_Problem details_
Every line of the material is to be quoted verbatim, minus the pictures.

_Data shown_
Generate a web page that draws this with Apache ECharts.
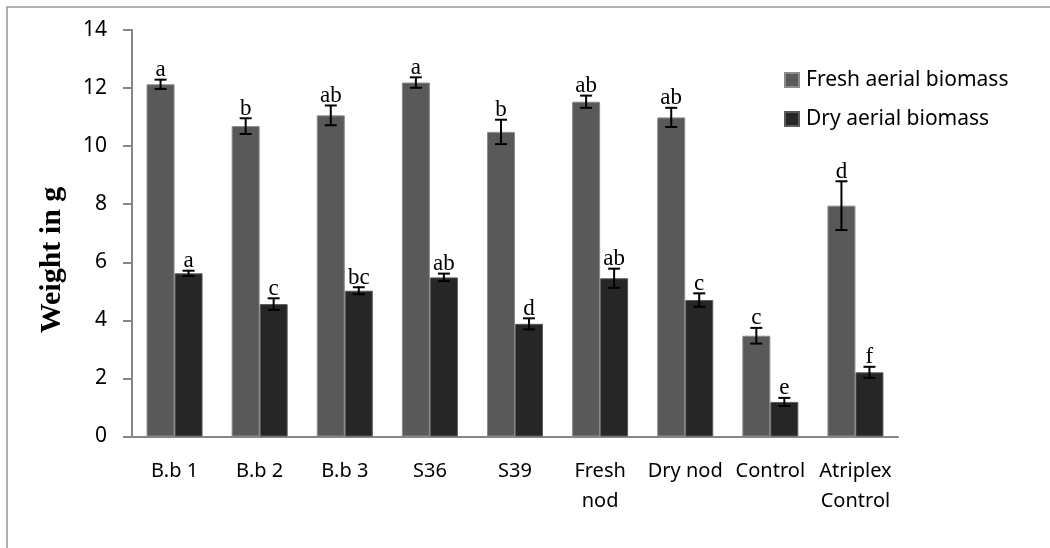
<!DOCTYPE html>
<html>
<head>
<meta charset="utf-8">
<script src="https://cdn.jsdelivr.net/npm/echarts@6/dist/echarts.min.js"></script>
<style>html,body{margin:0;padding:0;background:#fff;}#c{width:1050px;height:548px;}</style>
</head>
<body>
<div id="c"></div>
<script>
var categories = ['B.b 1','B.b 2','B.b 3','S36','S39','Fresh\nnod','Dry nod','Control','Atriplex\nControl'];
var fresh = [12.13, 10.69, 11.06, 12.19, 10.49, 11.53, 10.99, 3.47, 7.95];
var freshErr = [0.16, 0.27, 0.34, 0.18, 0.42, 0.21, 0.33, 0.27, 0.84];
var dry = [5.62, 4.56, 5.02, 5.48, 3.88, 5.45, 4.70, 1.19, 2.21];
var dryErr = [0.09, 0.20, 0.12, 0.13, 0.19, 0.33, 0.23, 0.14, 0.19];
var freshLetters = ['a','b','ab','a','b','ab','ab','c','d'];
var dryLetters = ['a','c','bc','ab','d','ab','c','e','f'];
var yTicks = [0, 14, 2];

var chart = echarts.init(document.getElementById('c'), null, {renderer: 'canvas'});

function errSeries(vals, errs, letters, dx) {
  return {
    type: 'custom',
    z: 5,
    silent: true,
    data: vals.map(function (v, i) { return [i, v, errs[i]]; }),
    renderItem: function (params, api) {
      var i = api.value(0), v = api.value(1), e = api.value(2);
      var top = api.coord([i, v + e]);
      var bot = api.coord([i, v - e]);
      var x = top[0] + dx;
      var cap = 6;
      var ls = {stroke: '#000', lineWidth: 2};
      return {
        type: 'group',
        children: [
          {type: 'line', shape: {x1: x, y1: top[1], x2: x, y2: bot[1]}, style: ls},
          {type: 'line', shape: {x1: x - cap, y1: top[1], x2: x + cap, y2: top[1]}, style: ls},
          {type: 'line', shape: {x1: x - cap, y1: bot[1], x2: x + cap, y2: bot[1]}, style: ls},
          {type: 'text', x: x, y: top[1] + 2,
            style: {text: letters[params.dataIndex],
              align: 'center', verticalAlign: 'bottom', fill: '#000',
              fontSize: 23, fontFamily: '"Liberation Serif", "Times New Roman", serif'}}
        ]
      };
    }
  };
}

var option = {
  backgroundColor: '#fff',
  animation: false,
  grid: {left: 132, right: 152, top: 30, bottom: 111.5, containLabel: false},
  legend: {
    orient: 'vertical', left: 779, top: 64,
    icon: 'rect', itemWidth: 14, itemHeight: 14, itemGap: 17,
    textStyle: {fontFamily: 'Noto Sans', fontSize: 21, color: '#000', lineHeight: 22, padding: [0, 0, 0, 2]},
    data: ['Fresh aerial biomass', 'Dry aerial biomass']
  },
  xAxis: {
    type: 'category',
    data: categories,
    axisLine: {lineStyle: {color: '#868686', width: 2}},
    axisTick: {show: false},
    axisLabel: {interval: 0, color: '#000', fontFamily: 'Noto Sans', fontSize: 20, lineHeight: 30, margin: 20}
  },
  yAxis: {
    type: 'value',
    min: yTicks[0], max: yTicks[1], interval: yTicks[2],
    axisLine: {show: true, lineStyle: {color: '#868686', width: 2}},
    axisTick: {show: true, length: 9, lineStyle: {color: '#868686', width: 2}},
    splitLine: {show: false},
    axisLabel: {color: '#000', fontFamily: 'Noto Sans', fontSize: 21, margin: 25}
  },
  graphic: [
    {type: 'rect', shape: {x: 7, y: 7, width: 1100, height: 600}, style: {fill: 'none', stroke: '#999', lineWidth: 1.5}, z: -1},
    {type: 'text', x: 52, y: 260, rotation: Math.PI / 2,
      style: {text: 'Weight in g', align: 'center', verticalAlign: 'middle', fill: '#000',
        fontSize: 30, fontWeight: 'bold', fontFamily: '"Liberation Serif", "Times New Roman", serif'}}
  ],
  series: [
    {name: 'Fresh aerial biomass', type: 'bar', data: fresh, barWidth: 28, barGap: '0%',
      itemStyle: {color: '#595959', borderColor: '#8a8a8a', borderWidth: 1}},
    {name: 'Dry aerial biomass', type: 'bar', data: dry, barWidth: 28, barGap: '0%',
      itemStyle: {color: '#262626', borderColor: '#5a5a5a', borderWidth: 1}},
    errSeries(fresh, freshErr, freshLetters, -14),
    errSeries(dry, dryErr, dryLetters, 14)
  ]
};
chart.setOption(option);
</script>
</body>
</html>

_Full response_
Generate a web page that draws this with Apache ECharts.
<!DOCTYPE html>
<html>
<head>
<meta charset="utf-8">
<script src="https://cdn.jsdelivr.net/npm/echarts@6/dist/echarts.min.js"></script>
<style>html,body{margin:0;padding:0;background:#fff;}#c{width:1050px;height:548px;}</style>
</head>
<body>
<div id="c"></div>
<script>
var categories = ['B.b 1','B.b 2','B.b 3','S36','S39','Fresh\nnod','Dry nod','Control','Atriplex\nControl'];
var fresh = [12.13, 10.69, 11.06, 12.19, 10.49, 11.53, 10.99, 3.47, 7.95];
var freshErr = [0.16, 0.27, 0.34, 0.18, 0.42, 0.21, 0.33, 0.27, 0.84];
var dry = [5.62, 4.56, 5.02, 5.48, 3.88, 5.45, 4.70, 1.19, 2.21];
var dryErr = [0.09, 0.20, 0.12, 0.13, 0.19, 0.33, 0.23, 0.14, 0.19];
var freshLetters = ['a','b','ab','a','b','ab','ab','c','d'];
var dryLetters = ['a','c','bc','ab','d','ab','c','e','f'];
var yTicks = [0, 14, 2];

var chart = echarts.init(document.getElementById('c'), null, {renderer: 'canvas'});

function errSeries(vals, errs, letters, dx) {
  return {
    type: 'custom',
    z: 5,
    silent: true,
    data: vals.map(function (v, i) { return [i, v, errs[i]]; }),
    renderItem: function (params, api) {
      var i = api.value(0), v = api.value(1), e = api.value(2);
      var top = api.coord([i, v + e]);
      var bot = api.coord([i, v - e]);
      var x = top[0] + dx;
      var cap = 6;
      var ls = {stroke: '#000', lineWidth: 2};
      return {
        type: 'group',
        children: [
          {type: 'line', shape: {x1: x, y1: top[1], x2: x, y2: bot[1]}, style: ls},
          {type: 'line', shape: {x1: x - cap, y1: top[1], x2: x + cap, y2: top[1]}, style: ls},
          {type: 'line', shape: {x1: x - cap, y1: bot[1], x2: x + cap, y2: bot[1]}, style: ls},
          {type: 'text', x: x, y: top[1] + 2,
            style: {text: letters[params.dataIndex],
              align: 'center', verticalAlign: 'bottom', fill: '#000',
              fontSize: 23, fontFamily: '"Liberation Serif", "Times New Roman", serif'}}
        ]
      };
    }
  };
}

var option = {
  backgroundColor: '#fff',
  animation: false,
  grid: {left: 132, right: 152, top: 30, bottom: 111.5, containLabel: false},
  legend: {
    orient: 'vertical', left: 779, top: 64,
    icon: 'rect', itemWidth: 14, itemHeight: 14, itemGap: 17,
    textStyle: {fontFamily: 'Noto Sans', fontSize: 21, color: '#000', lineHeight: 22, padding: [0, 0, 0, 2]},
    data: ['Fresh aerial biomass', 'Dry aerial biomass']
  },
  xAxis: {
    type: 'category',
    data: categories,
    axisLine: {lineStyle: {color: '#868686', width: 2}},
    axisTick: {show: false},
    axisLabel: {interval: 0, color: '#000', fontFamily: 'Noto Sans', fontSize: 20, lineHeight: 30, margin: 20}
  },
  yAxis: {
    type: 'value',
    min: yTicks[0], max: yTicks[1], interval: yTicks[2],
    axisLine: {show: true, lineStyle: {color: '#868686', width: 2}},
    axisTick: {show: true, length: 9, lineStyle: {color: '#868686', width: 2}},
    splitLine: {show: false},
    axisLabel: {color: '#000', fontFamily: 'Noto Sans', fontSize: 21, margin: 25}
  },
  graphic: [
    {type: 'rect', shape: {x: 7, y: 7, width: 1100, height: 600}, style: {fill: 'none', stroke: '#999', lineWidth: 1.5}, z: -1},
    {type: 'text', x: 52, y: 260, rotation: Math.PI / 2,
      style: {text: 'Weight in g', align: 'center', verticalAlign: 'middle', fill: '#000',
        fontSize: 30, fontWeight: 'bold', fontFamily: '"Liberation Serif", "Times New Roman", serif'}}
  ],
  series: [
    {name: 'Fresh aerial biomass', type: 'bar', data: fresh, barWidth: 28, barGap: '0%',
      itemStyle: {color: '#595959', borderColor: '#8a8a8a', borderWidth: 1}},
    {name: 'Dry aerial biomass', type: 'bar', data: dry, barWidth: 28, barGap: '0%',
      itemStyle: {color: '#262626', borderColor: '#5a5a5a', borderWidth: 1}},
    errSeries(fresh, freshErr, freshLetters, -14),
    errSeries(dry, dryErr, dryLetters, 14)
  ]
};
chart.setOption(option);
</script>
</body>
</html>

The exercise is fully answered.